Within pure::variants these are described at the highest level of abstraction as a feature model capturing the product variabilities. Each element is a feature possessing different properties. A significant property is its type: whether the feature is mandatory, a choice, an alternative or an option when building a particular variant.
The next stage is the family model, capturing solution architectures. The resulting implementation files can be managed with other tools, such as UML, or within pure::variants. These models include the rules that control the selection of elements. From the family model it is possible to create product lines, each line containing one or more models or variants. For the weather station these product variants might be just a thermometer, a multifunction indoor station with inbuilt LED or multifunction indoor station with data transmission.
A variant matrix showing the differences and commonalities between different variants is created after the developer has selected features. pure::variants, after following the different dependency relationships, adds further features needed for completion and highlights issues, such as incomplete definition or incompatible features. Since this matrix can quickly become very large, there are filters available to show, for example, just the differences between two models.
Once a variant model is defined, it can be exported in formats like HTML, CSV/Excel or XML. Alternatively users can use the pure::variants transformation engine to generate concrete solutions and generate product documentation in Microsoft Word.

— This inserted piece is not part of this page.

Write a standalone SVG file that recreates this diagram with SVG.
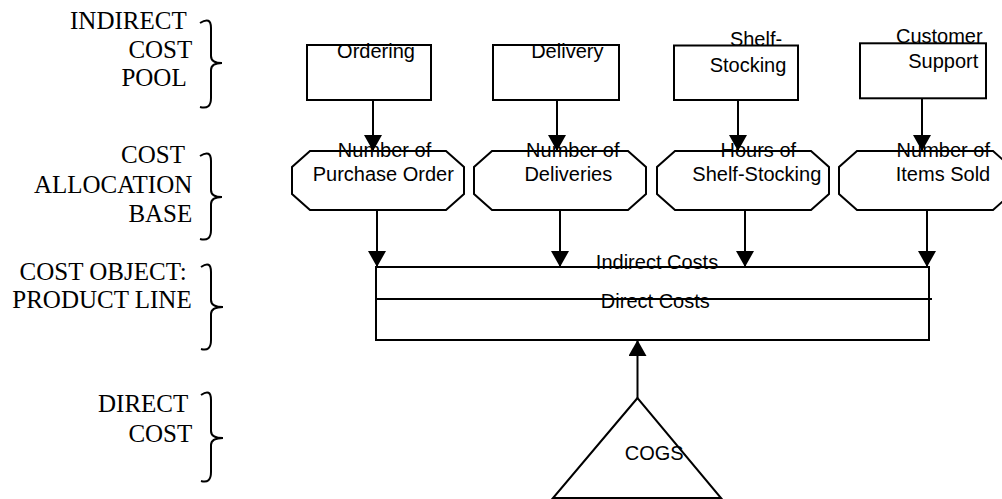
<svg xmlns="http://www.w3.org/2000/svg" width="1002" height="499" viewBox="0 0 1002 499">
<style>
.box{fill:#fff;stroke:#000;stroke-width:2}
.t{font-family:"Liberation Sans",Arial,sans-serif;font-size:20px;fill:#000;text-anchor:middle}
.lab{font-family:"Liberation Serif","Times New Roman",serif;font-size:25px;fill:#000;text-anchor:end}
.brace{fill:none;stroke:#000;stroke-width:2}
.conn{fill:none;stroke:#000;stroke-width:2}
</style>
<defs>
<marker id="arr" viewBox="0 0 16 18" refX="16" refY="9" markerWidth="16" markerHeight="18" markerUnits="userSpaceOnUse" orient="auto">
<path d="M0,0 L16,9 L0,18 Z" fill="#000"/>
</marker>
</defs>
<rect width="1002" height="499" fill="#fff"/>

<g id="labels">
<text class="lab" x="186.7" y="29.3">INDIRECT</text>
<text class="lab" x="192.3" y="58.3">COST</text>
<text class="lab" x="186.7" y="86">POOL</text>
<text class="lab" x="185" y="163.3">COST</text>
<text class="lab" x="192.3" y="193.3">ALLOCATION</text>
<text class="lab" x="192.3" y="221.7">BASE</text>
<text class="lab" x="186.7" y="280">COST OBJECT:</text>
<text class="lab" x="191.7" y="308.3">PRODUCT LINE</text>
<text class="lab" x="188.3" y="411.7">DIRECT</text>
<text class="lab" x="192.3" y="441.7">COST</text>
<path class="brace" d="M200,23 Q211,16 211,28 L211,56 Q211,63 222,63 Q211,63 211,70 L211,98 Q211,110 200,107"/>
<path class="brace" d="M200,156 Q211,149 211,161 L211,190 Q211,197 222,197 Q211,197 211,204 L211,230 Q211,242 200,239"/>
<path class="brace" d="M201,267 Q211,260 211,272 L211,300 Q211,307 223,307 Q211,307 211,314 L211,340 Q211,352 201,349"/>
<path class="brace" d="M201,395 Q211,388 211,400 L211,431 Q211,438 223,438 Q211,438 211,445 L211,472 Q211,484 201,481"/>
</g>

<g id="connectors">
<line class="conn" x1="373" y1="100" x2="373" y2="151" marker-end="url(#arr)"/>
<line class="conn" x1="557" y1="100" x2="557" y2="151" marker-end="url(#arr)"/>
<line class="conn" x1="738" y1="100" x2="738" y2="151" marker-end="url(#arr)"/>
<line class="conn" x1="922" y1="98" x2="922" y2="151" marker-end="url(#arr)"/>
<line class="conn" x1="377" y1="210" x2="377" y2="267" marker-end="url(#arr)"/>
<line class="conn" x1="560" y1="210" x2="560" y2="267" marker-end="url(#arr)"/>
<line class="conn" x1="745" y1="210" x2="745" y2="267" marker-end="url(#arr)"/>
<line class="conn" x1="927" y1="210" x2="927" y2="267" marker-end="url(#arr)"/>
<line class="conn" x1="637.5" y1="398" x2="637.5" y2="340" marker-end="url(#arr)"/>
</g>

<g id="ordering">
<rect class="box" x="307" y="45" width="124" height="55"/>
<text class="t" x="376" y="58.3">Ordering</text>
</g>
<g id="delivery">
<rect class="box" x="493" y="45" width="126" height="55"/>
<text class="t" x="567.3" y="58">Delivery</text>
</g>
<g id="shelf-stocking">
<rect class="box" x="674" y="45.5" width="124" height="54.5"/>
<text class="t" x="756" y="46">Shelf-</text>
<text class="t" x="748" y="71.7">Stocking</text>
</g>
<g id="customer-support">
<rect class="box" x="860" y="43.3" width="126" height="55"/>
<text class="t" x="939.3" y="42.7">Customer</text>
<text class="t" x="943.3" y="68.3">Support</text>
</g>

<g id="num-purchase-order">
<polygon class="box" points="310,151 446,151 464,167 464,194 446,210 310,210 292,194 292,167"/>
<text class="t" x="384.5" y="156.7">Number of</text>
<text class="t" x="383.3" y="181">Purchase Order</text>
</g>
<g id="num-deliveries">
<polygon class="box" points="492,151 628,151 646,167 646,194 628,210 492,210 474,194 474,167"/>
<text class="t" x="572.8" y="156.7">Number of</text>
<text class="t" x="568.3" y="181">Deliveries</text>
</g>
<g id="hours-shelf-stocking">
<polygon class="box" points="675,151 811,151 829,167 829,194 811,210 675,210 657,194 657,167"/>
<text class="t" x="758.3" y="156.7">Hours of</text>
<text class="t" x="756.8" y="181">Shelf-Stocking</text>
</g>
<g id="num-items-sold">
<polygon class="box" points="857,151 993,151 1011,167 1011,194 993,210 857,210 839,194 839,167"/>
<text class="t" x="943.3" y="156.7">Number of</text>
<text class="t" x="943" y="181">Items Sold</text>
</g>

<g id="product-line">
<rect class="box" x="376" y="267" width="553" height="73"/>
<line x1="376" y1="299" x2="932" y2="299" stroke="#000" stroke-width="2"/>
<text class="t" x="657" y="269">Indirect Costs</text>
<text class="t" x="655.3" y="307.8">Direct Costs</text>
</g>

<g id="cogs">
<polygon class="box" points="637.5,398 553,498 721,498"/>
<text class="t" x="654.2" y="460">COGS</text>
</g>
</svg>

Users can easily extend the transformation engine to provide further facilities.
This approach takes time to set up but once created provides powerful resources. It is possible to add further features, for example adding a humidity sensor or wireless connectivity to the weather station, and create more variant models. When development progresses, it is possible to modify features in the light of knowledge gained, and this process can continue even after field deployment.
pure::variants can also be used for purely software products, with each feature being a code module, making it easier to reuse code. This is particularly valuable for products requiring certification for safety critical applications, where reusing pre-certified code can reduce development time dramatically, but it has applications across the software spectrum.
For example, every PC user is painfully aware of the issues of compatibility between OS, platforms and applications, which Vista has brought very much to the fore. pure::variants will help developers of application software, particularly complex software that runs on different platforms, cope with the issues of providing software that works in such a complex world.
By configuring the variant models within a rigorous structure pure::variants provides the traceability required by military and aerospace applications. In an increasingly litigious society, traceability is more and more desirable for consumer products. Recent government rulings, such as those stemming from Sarbanes-Oxley in the US, mean that traceability is necessary to demonstrate compliance.
pure::variants is language and tool chain independent and, since it can be used within the Eclipse framework, it can integrate easily with most tool chains. It also has extensions to interface to well known and popular tools such as Bugzilla, CaliberRM, ClearQuest, DOORS, Enterprise Architect, Jira, MATLAB/Simulink, MKS, and openArchitectureWare., as well as a range of configuration management tools.